Following the formal request, an assessment should be provided by the Commission, in liaison with the ECB, EBA and the IMF, as well as a proposal for the necessary policy conditionality for the financial sector that shall accompany the assistance.
The Eurogroup considers that the Fund for Orderly Bank Restructuring (F.R.O.B.), acting as agent of the Spanish government, could receive the funds and channel them to the financial institutions concerned. The Spanish government will retain the full responsibility of the financial assistance and will sign the MoU.
The Eurogroup notes that Spain has already implemented significant fiscal and labour market reforms and measures to strengthen the capital base of the Spanish banks. The Eurogroup is confident that Spain will honour its commitments under the excessive deficit procedure and with regard to structural reforms, with a view to correcting macroeconomic imbalances in the framework of the European semester.
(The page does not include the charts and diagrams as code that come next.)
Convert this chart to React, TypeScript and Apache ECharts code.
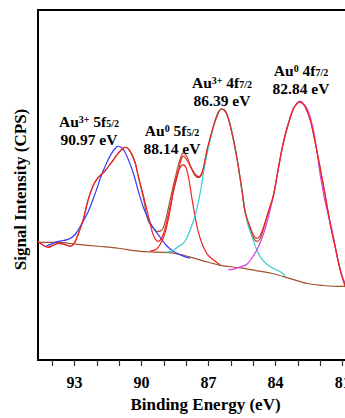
import React, { useEffect, useRef } from "react";
import * as echarts from "echarts";

// Axis ticks (binding energy, eV)
const xTickValues = [94, 93, 92, 91, 90, 89, 88, 87, 86, 85, 84, 83, 82, 81];
const xLabelValues = [93, 90, 87, 84, 81];

// [binding energy (eV), intensity (a.u.)]
const background = [
  [94.63, 120], [93.73, 120], [92.84, 118], [91.94, 116], [91.04, 114], [90.15, 111],
  [89.3, 110], [88.58, 109], [87.82, 105], [87.06, 100], [86.34, 96], [85.58, 94],
  [84.82, 91], [84.1, 88], [83.34, 83], [82.58, 78], [81.86, 76], [81.1, 75], [80.7, 75],
];

const envelope = [
  [94.63, 121], [94.4, 117], [94.18, 115], [93.95, 117], [93.73, 119], [93.46, 118],
  [93.19, 116], [93.01, 119], [92.84, 128], [92.61, 143], [92.39, 163], [92.16, 178],
  [91.94, 186], [91.63, 193], [91.36, 201], [91.04, 211], [90.82, 216], [90.73, 217],
  [90.51, 213], [90.28, 201], [90.15, 188], [89.92, 168], [89.7, 148], [89.48, 128],
  [89.25, 121], [89.03, 128], [88.8, 148], [88.58, 171], [88.36, 191], [88.22, 205],
  [88.13, 208], [88.0, 205], [87.82, 198], [87.64, 191], [87.46, 187], [87.28, 192],
  [87.06, 215], [86.83, 235], [86.61, 250], [86.43, 256], [86.3, 255], [86.16, 250],
  [85.94, 231], [85.72, 205], [85.49, 171], [85.36, 151], [85.13, 135], [84.95, 126],
  [84.82, 124], [84.69, 127], [84.55, 135], [84.33, 151], [84.1, 168], [83.88, 195],
  [83.66, 221], [83.43, 241], [83.21, 256], [83.03, 262], [82.94, 263], [82.81, 262],
  [82.67, 258], [82.45, 245], [82.22, 221], [82.0, 195], [81.78, 168], [81.55, 138],
  [81.33, 115], [81.1, 91], [80.88, 75], [80.7, 62],
];

const rawData = [
  [94.63, 121], [94.4, 117], [94.18, 115], [93.95, 117], [93.73, 119], [93.46, 118],
  [93.19, 116], [93.01, 119], [92.84, 128], [92.61, 143], [92.39, 163], [92.16, 178],
  [91.94, 186], [91.63, 193], [91.36, 201], [91.04, 211], [90.82, 216], [90.73, 217],
  [90.51, 213], [90.28, 201], [90.15, 188], [89.92, 166], [89.7, 142], [89.48, 135],
  [89.3, 131], [89.07, 133], [88.94, 141], [88.72, 163], [88.49, 186], [88.27, 205],
  [88.13, 211], [87.96, 207], [87.78, 196], [87.6, 188], [87.46, 186], [87.28, 191],
  [87.06, 214], [86.83, 234], [86.61, 249], [86.43, 256], [86.3, 255], [86.16, 249],
  [85.94, 230], [85.72, 204], [85.49, 170], [85.36, 150], [85.13, 133], [84.95, 123],
  [84.82, 121], [84.69, 124], [84.55, 133], [84.33, 150], [84.1, 167], [83.88, 195],
  [83.66, 221], [83.43, 241], [83.21, 256], [83.03, 262], [82.94, 263], [82.81, 262],
  [82.67, 258], [82.45, 245], [82.22, 221], [82.0, 195], [81.78, 168], [81.55, 138],
  [81.33, 115], [81.1, 91], [80.88, 75], [80.7, 62],
];

const au3Peak5f = [
  [94.27, 116], [93.73, 121], [93.28, 123], [92.97, 128], [92.7, 138], [92.39, 151],
  [92.07, 170], [91.8, 188], [91.58, 200], [91.36, 210], [91.13, 217], [91.04, 218],
  [90.82, 215], [90.6, 205], [90.37, 191], [90.15, 173], [89.92, 156], [89.7, 144],
  [89.48, 135], [89.16, 125], [88.85, 116], [88.58, 111], [88.13, 106], [87.82, 104],
];

const au0Peak5f = [
  [89.61, 111], [89.34, 113], [89.16, 118], [88.94, 130], [88.72, 153], [88.54, 176],
  [88.36, 192], [88.22, 198], [88.13, 199], [88.0, 196], [87.87, 183], [87.73, 163],
  [87.6, 146], [87.46, 131], [87.28, 118], [87.06, 108], [86.83, 103], [86.48, 97],
];

const au3Peak4f = [
  [88.94, 110], [88.63, 111], [88.4, 115], [88.13, 119], [87.96, 125], [87.69, 141],
  [87.51, 156], [87.37, 171], [87.15, 201], [86.92, 225], [86.7, 245], [86.57, 253],
  [86.43, 256], [86.3, 255], [86.16, 250], [85.94, 231], [85.72, 205], [85.49, 171],
  [85.27, 141], [85.04, 125], [84.82, 111], [84.55, 101], [84.24, 95], [83.79, 90],
  [83.57, 86],
];

const au0Peak4f = [
  [86.12, 92], [85.81, 93], [85.58, 95], [85.27, 98], [85.0, 106], [84.78, 115],
  [84.55, 128], [84.33, 145], [84.1, 168], [83.88, 195], [83.66, 221], [83.43, 241],
  [83.21, 256], [83.03, 262], [82.9, 264], [82.77, 262], [82.58, 256], [82.36, 240],
  [82.18, 218], [82.0, 188], [81.78, 161], [81.46, 131], [81.24, 105], [81.01, 85],
  [80.84, 76],
];

const peakLabels = [
  { ion: "Au", charge: "3+", orbital: "5f", sub: "5/2", energy: "90.97 eV" },
  { ion: "Au", charge: "0", orbital: "5f", sub: "5/2", energy: "88.14 eV" },
  { ion: "Au", charge: "3+", orbital: "4f", sub: "7/2", energy: "86.39 eV" },
  { ion: "Au", charge: "0", orbital: "4f", sub: "7/2", energy: "82.84 eV" },
];

const labelPos = [
  { x: 89, y1: 121.5, y2: 139.5 },
  { x: 172, y1: 130, y2: 148 },
  { x: 222, y1: 82.5, y2: 100.5 },
  { x: 301, y1: 70.5, y2: 88.5 },
];

const FONT = "'Liberation Serif', 'Times New Roman', serif";
const LABEL_SIZE = 15.5;

export default function App() {
  const ref = useRef<HTMLDivElement>(null);

  useEffect(() => {
    if (!ref.current) return;
    const chart = echarts.init(ref.current, undefined, { renderer: "svg" });

    const mkLine = (name: string, data: number[][], color: string, width = 1.2) => ({
      name,
      type: "line",
      data,
      symbol: "none",
      showSymbol: false,
      smooth: 0.35,
      silent: true,
      lineStyle: { color, width },
      itemStyle: { color },
    });

    const rich = {
      b: { fontFamily: FONT, fontWeight: "bold", fontSize: LABEL_SIZE, lineHeight: 14, fill: "#000", color: "#000" },
      sup: { fontFamily: FONT, fontWeight: "bold", fontSize: 10, lineHeight: 8, verticalAlign: "top", fill: "#000", color: "#000" },
      sub: { fontFamily: FONT, fontWeight: "bold", fontSize: 10, lineHeight: 8, verticalAlign: "bottom", fill: "#000", color: "#000" },
    };

    const graphics: any[] = [];
    peakLabels.forEach((p, i) => {
      const pos = labelPos[i];
      graphics.push({
        type: "text",
        x: pos.x,
        y: pos.y1,
        silent: true,
        style: {
          text: `{b|${p.ion}}{sup|${p.charge}}{b| ${p.orbital}}{sub|${p.sub}}`,
          rich,
          align: "center",
          verticalAlign: "middle",
          fill: "#000",
        },
      });
      graphics.push({
        type: "text",
        x: pos.x,
        y: pos.y2,
        silent: true,
        style: {
          text: p.energy,
          font: `bold ${LABEL_SIZE}px ${FONT}`,
          align: "center",
          verticalAlign: "middle",
          fill: "#000",
        },
      });
    });

    chart.setOption({
      animation: false,
      backgroundColor: "#fff",
      grid: {
        left: 38,
        top: 10,
        right: 0,
        bottom: 51,
        show: true,
        borderColor: "#000",
        borderWidth: 2,
        backgroundColor: "transparent",
      },
      xAxis: {
        type: "value",
        min: 80,
        max: 94.63,
        inverse: true,
        name: "Binding Energy (eV)",
        nameLocation: "middle",
        nameGap: 36,
        nameTextStyle: {
          color: "#000",
          fontFamily: FONT,
          fontWeight: "bold",
          fontSize: 17,
          padding: [0, 0, 0, 8],
        },
        axisLine: { show: true, onZero: false, lineStyle: { color: "#000", width: 2 } },
        axisTick: {
          show: true,
          customValues: xTickValues,
          length: 6,
          lineStyle: { color: "#333", width: 1.2 },
        },
        axisLabel: {
          customValues: xLabelValues,
          color: "#000",
          fontFamily: FONT,
          fontWeight: "bold",
          fontSize: 16,
          margin: 14,
        },
        splitLine: { show: false },
      },
      yAxis: {
        type: "value",
        min: 0,
        max: 357,
        name: "Signal Intensity (CPS)",
        nameLocation: "middle",
        nameGap: 9,
        nameRotate: 90,
        nameTextStyle: {
          color: "#000",
          fontFamily: FONT,
          fontWeight: "bold",
          fontSize: 17,
          padding: [0, 9, 0, 0],
        },
        axisLine: { show: true, lineStyle: { color: "#000", width: 2 } },
        axisTick: { show: false },
        axisLabel: { show: false },
        splitLine: { show: false },
      },
      series: [
        mkLine("Background", background, "#a0522d"),
        mkLine("Raw data", rawData, "#a0522d"),
        mkLine("Au3+ 5f5/2", au3Peak5f, "#3a3aff"),
        mkLine("Au0 5f5/2", au0Peak5f, "#ee2222"),
        mkLine("Au3+ 4f7/2", au3Peak4f, "#33cccc"),
        mkLine("Au0 4f7/2", au0Peak4f, "#dd3ddd"),
        mkLine("Fit envelope", envelope, "#ee2222"),
      ],
      graphic: graphics,
    });

    return () => chart.dispose();
  }, []);

  return (
    <div
      style={{
        position: "fixed",
        left: 0,
        top: 0,
        width: 345,
        height: 418,
        overflow: "hidden",
        background: "#fff",
      }}
    >
      <div ref={ref} style={{ width: 365, height: 418 }} />
    </div>
  );
}
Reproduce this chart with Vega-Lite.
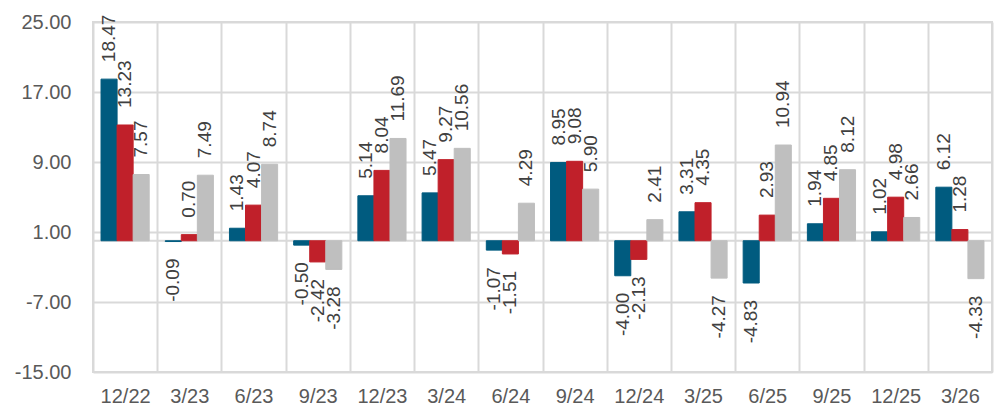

Progress in these areas will be closely and regularly reviewed also in parallel with the financial assistance.
Beyond the determined implementation of these commitments, the Eurogroup considers that the policy conditionality of the financial assistance should be focused on specific reforms targeting the financial sector, including restructuring plans in line with EU state-aid rules and horizontal structural reforms of the domestic financial sector.
We invite the IMF to support the implementation and monitoring of the financial assistance with regular reporting.